Here’s my rationale:

- Second Life Enterprise (SLE) wasn’t given the time to sell. As a result, it was sold in the dozens rather than the hundreds
- The price point for SLE was close to 6 figures, which was in line with platforms like Protosphere or Olive, but wasn’t the kind of thing you could sell in the first 6 months on the market (especially not without ANY advertising or promotion other than Mark Kingdon standing up in a workshop at Enterprise 2.0)
- The advantage of SLE was that it used the same technology as Second Life. But aside from that, it really only had a few advantages which were, to most companies, nominal:
> You could deploy it behind a firewall
> You could keep an ‘inventory’ of sims and bring them up or down as you wanted
> You could integrate it with internal identity systems using the LDAP protocol.

But other than that, SLE had significant disadvantages:
> There was no content. There was the promise of a new SLE Marketplace, but it never materialized. (They should have launched it at the same time, but whatever, they don’t usually do things in a meaningful sequence anyways)
> You were limited to, um, I think it was 8 sims active at a time. Hardly what a multi-national company with 100,000 employees would need if it was a true enterprise-grade application.
> It came out before Second Life Shared Media

But there is a market for enterprise use of virtual worlds. I’ve said this before: the tipping point came but no one really noticed.

I have no issue convincing enterprise that there’s a value to virtual worlds. The challenge is matching that value to a specific corporate need.

My own belief is that for enterprise, virtual worlds are best suited to agendas related to radical collaboration, innovation, change management and team-based learning.
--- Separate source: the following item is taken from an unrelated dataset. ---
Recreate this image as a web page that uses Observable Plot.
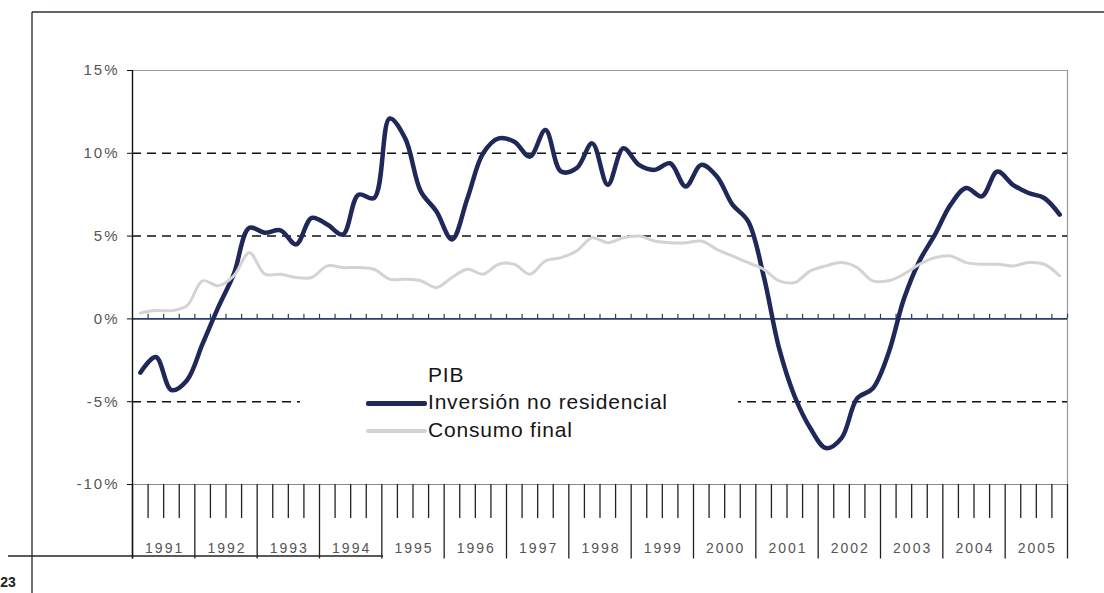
<!DOCTYPE html>
<html><head><meta charset="utf-8">
<script src="https://cdn.jsdelivr.net/npm/d3@7"></script>
<script src="https://cdn.jsdelivr.net/npm/@observablehq/plot@0.6"></script>
<style>
body{margin:0;background:#fff;font-family:Arial,"Liberation Sans",sans-serif}
#wrap{position:relative;width:1104px;height:593px;overflow:hidden}
#legend{position:absolute;left:300px;top:358px;width:438px;height:86px;background:#fff}
#legend .row{position:absolute;left:66px;height:28px;line-height:28px;font-size:21px;letter-spacing:0.8px;color:#151515;white-space:nowrap}
#legend .sw{display:inline-block;width:61px;vertical-align:middle;margin-right:1px}
#chart svg g[aria-label="text"] text{letter-spacing:2px}
#chart svg g[aria-label="y-axis tick label"] text{letter-spacing:2px}
</style></head><body>
<div id="wrap"><div id="chart"></div><div id="legend"></div></div>
<script>
const years = d3.range(1991, 2006);
const yTicks = [-10, -5, 0, 5, 10, 15];
const dashedLevels = [-5, 5, 10];
const legendTitle = "PIB";
const seriesNames = ["Inversión no residencial", "Consumo final"];
const seriesColors = ["#1f2858", "#d3d3d3"];
// quarterly year-on-year growth (%), 1991 T1 .. 2005 T4
const inversion = [
  -3.25, -2.3, -4.3, -3.7,
  -1.5, 0.7, 2.7, 5.5,
  5.2, 5.35, 4.5, 6.1,
  5.7, 5.1, 7.5, 7.3,
  12.1, 10.9, 7.7, 6.5,
  4.8, 7.3, 10.0, 10.9,
  10.7, 9.8, 11.4, 8.9,
  9.1, 10.6, 8.1, 10.3,
  9.3, 9.0, 9.4, 8.0,
  9.3, 8.6, 6.9, 5.9,
  2.6, -1.8, -4.7, -6.6,
  -7.8, -7.2, -4.8, -4.2,
  -2.1, 1.2, 3.5, 5.1,
  6.9, 7.9, 7.4, 8.9,
  8.1, 7.6, 7.3, 6.3
];
const consumo = [
  0.35, 0.5, 0.5, 0.8,
  2.3, 2.0, 2.6, 4.0,
  2.7, 2.7, 2.5, 2.5,
  3.2, 3.1, 3.1, 3.0,
  2.4, 2.4, 2.3, 1.9,
  2.5, 3.0, 2.7, 3.3,
  3.3, 2.7, 3.5, 3.7,
  4.1, 4.9, 4.6, 4.9,
  5.0, 4.7, 4.6, 4.6,
  4.7, 4.2, 3.8, 3.4,
  3.0, 2.3, 2.2, 2.9,
  3.2, 3.4, 3.1, 2.3,
  2.3, 2.7, 3.3, 3.7,
  3.8, 3.4, 3.3, 3.3,
  3.2, 3.4, 3.3, 2.6
];

const t = i => years[0] + (i + 0.5) / 4;
const invRows = inversion.map((v, i) => ({x: t(i), y: v}));
const conRows = consumo.map((v, i) => ({x: t(i), y: v}));
const yearEdges = d3.range(years[0], years[years.length - 1] + 2);
const allQuarterEdges = d3.range(0, years.length * 4 + 1).map(k => years[0] + k / 4);
const innerQuarterEdges = allQuarterEdges.filter((d, k) => k % 4 !== 0);

const chart = Plot.plot({
  width: 1104, height: 593,
  marginLeft: 132, marginRight: 37, marginTop: 70, marginBottom: 109,
  x: {domain: [years[0], years[years.length - 1] + 1], axis: null},
  y: {domain: [-10, 15], axis: null},
  style: {fontFamily: 'Arial, "Liberation Sans", sans-serif', background: "#fff"},
  marks: [
    Plot.ruleY([15], {stroke: "#9a9a9a", strokeWidth: 1.2}),
    Plot.ruleX([years[years.length - 1] + 1], {y1: -10, y2: 15, stroke: "#9a9a9a", strokeWidth: 1.2}),
    Plot.ruleY([-10], {stroke: "#8a8a8a", strokeWidth: 1.2}),
    Plot.ruleY(dashedLevels, {stroke: "#111", strokeWidth: 1.5, strokeDasharray: "9,6"}),
    Plot.ruleY([0], {stroke: "#27406b", strokeWidth: 1.6}),
    Plot.ruleX(allQuarterEdges.slice(1), {y1: 0, y2: 0.28, stroke: "#27406b", strokeWidth: 1.2}),
    Plot.ruleX(yearEdges, {y1: -10, y2: -14.5, stroke: "#222", strokeWidth: 1.3}),
    Plot.ruleX(innerQuarterEdges, {y1: -10, y2: -12.05, stroke: "#222", strokeWidth: 1.3}),
    Plot.ruleX([years[0]], {y1: -14.5, y2: 15, stroke: "#111", strokeWidth: 1.4}),
    Plot.axisY(yTicks, {label: null, tickSize: 5, tickPadding: 8, tickFormat: d => d + "%", fontSize: 15, color: "#555", stroke: "#111"}),
    Plot.text(years, {x: d => d + 0.5, y: -10, dy: 64, dx: 1, text: d => String(d), fontSize: 14, fill: "#555"}),
    Plot.line(invRows, {x: "x", y: "y", stroke: seriesColors[0], strokeWidth: 4.5, curve: "catmull-rom"}),
    Plot.line(conRows, {x: "x", y: "y", stroke: seriesColors[1], strokeWidth: 3, curve: "catmull-rom"})
  ]
});
document.getElementById("chart").appendChild(chart);

// page decorations (scanned-document frame)
const svg = d3.select(chart);
const deco = svg.append("g").attr("fill", "none");
deco.append("line").attr("x1", 32).attr("x2", 1104).attr("y1", 12).attr("y2", 12).attr("stroke", "#2a3340").attr("stroke-width", 1.6);
deco.append("line").attr("x1", 32).attr("x2", 32).attr("y1", 12).attr("y2", 593).attr("stroke", "#222").attr("stroke-width", 1.3);
deco.append("line").attr("x1", 8).attr("x2", 383).attr("y1", 556).attr("y2", 556).attr("stroke", "#222").attr("stroke-width", 1.4);
svg.append("text").attr("x", 8).attr("y", 587).attr("font-size", 14).attr("font-weight", "bold").attr("fill", "#222").text("23");

// legend
const legend = d3.select("#legend");
legend.append("div").attr("class", "row").style("top", "3px").style("left", "128px").text(legendTitle);
seriesNames.forEach((name, i) => {
  const row = legend.append("div").attr("class", "row").style("top", (30 + i * 28) + "px");
  row.append("span").attr("class", "sw").style("height", i === 0 ? "5px" : "4px").style("background", seriesColors[i]).style("border-radius", "2px");
  row.append("span").text(name);
});
</script>
</body></html>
If you want a simulation or you want to save money on travel, there are other, more suitable alternatives than Second Life.

Based on this, enterprise will spend money and will participate in virtual worlds.

But there are several barriers:

- The issue isn’t putting the world behind a firewall, the issue is getting to the world from behind one. Port restrictions and site blacklists often mean that you bump up against IT departments who are reluctant to make access possible because of security or other concerns.
- Computers in enterprise, contrary to popular myth, usually suck. Most companies have capital cycles that run in the 5-7 year range, and there will be large segments of their employee population on old machines running old software with crappy video and graphic cards.
- Enterprise can’t abide sending their staff through the Second Life sign-up and orientation process. It’s too commercial, too consumer oriented, and policy issues come up.

And finally, and perhaps counter-intuitive to many, Second Life is too cheap.

One of my own axioms is that if a project is too small, it doesn’t get the executive attention it needs, especially if it’s a strategy-level initiative.

I remember a client telling me once that they never consider a project under $200,000 no matter how good it is. Projects under that amount can’t generate the internal attention they need and don’t act as ‘rallying points’ for teams that can be dispersed through multiple departments.

Now, I’m more than happy to pay Linden Lab a few grand a year and pocket the rest myself :P .

But for companies who are looking at virtual worlds and do their research on Second Life, the price point advertised can actually be off-putting. I’ve actually had that response: “If it’s so cost-effective, can it be any good?” (and although the answer in some respects is “NO, sometimes it ISN’T all that good”, the broader answer is “YES, when you put up with some of the glitches and hassles, the ROI is significant).

So the Lab should increase the price to enterprise users by packaging sim rentals with a larger value proposition that addresses the concerns of business. This value proposition should include:

- Standard pricing on sim rentals so that we don’t have multiple standards for island purchase/rental
- A new sign-up package that allows companies to register users through some sort of upload procedure. Companies should be able to upload a file of employees and receive avatar accounts back in return. The system should be completely automated and controls given to corporate clients.
- A pin-to-estate feature that allows companies to restrict the ability of their users to access other parts of the Second Life Grid.
- A corporate orientation package based on Web templates. It should allow enterprise users to insert their own graphics and to then post that package internally. The microsite should include tutorials, an optional download page, avatar selection pages and other content.
- Sim packages that include more than just buildings and terrain, but include orientation areas, avatar skins and shapes, and business-friendly clothing.
- Corporate information packages specifically written for IT departments, managers, project managers and others. These packages should provide all the background information a company would need without needing to dig through the Second Life Wiki (an exercise in frustration). They should also include subscription-based updates and newsletters.
- And assurances that the Viewer is either corporate-friendly (no sudden changes to the ports, for example) or a separate spin-off viewer for enterprise.

Finally, and this is me still being delusional about where Linden Lab is headed, this package should include the option to purchase bulk numbers of hours for cloud-based access to the world via a browser.

Now, I realize that this proposition is completely counter to the approach the Lab is taking and its focus on broad consumer audiences. But I’m also convinced, because I’ve seen it and have clients who are headed in that direction, that enterprise IS a mass audience, and that there are companies out there who want to bring thousands of users into Second Life, if only the conditions were tweaked a little to make that happen.

So, crazy as I’ve become the past few weeks, I might as well be crazier still and make a plea: raise the price of Second Life for enterprise. You would be doing me a big favor and my clients will thank you.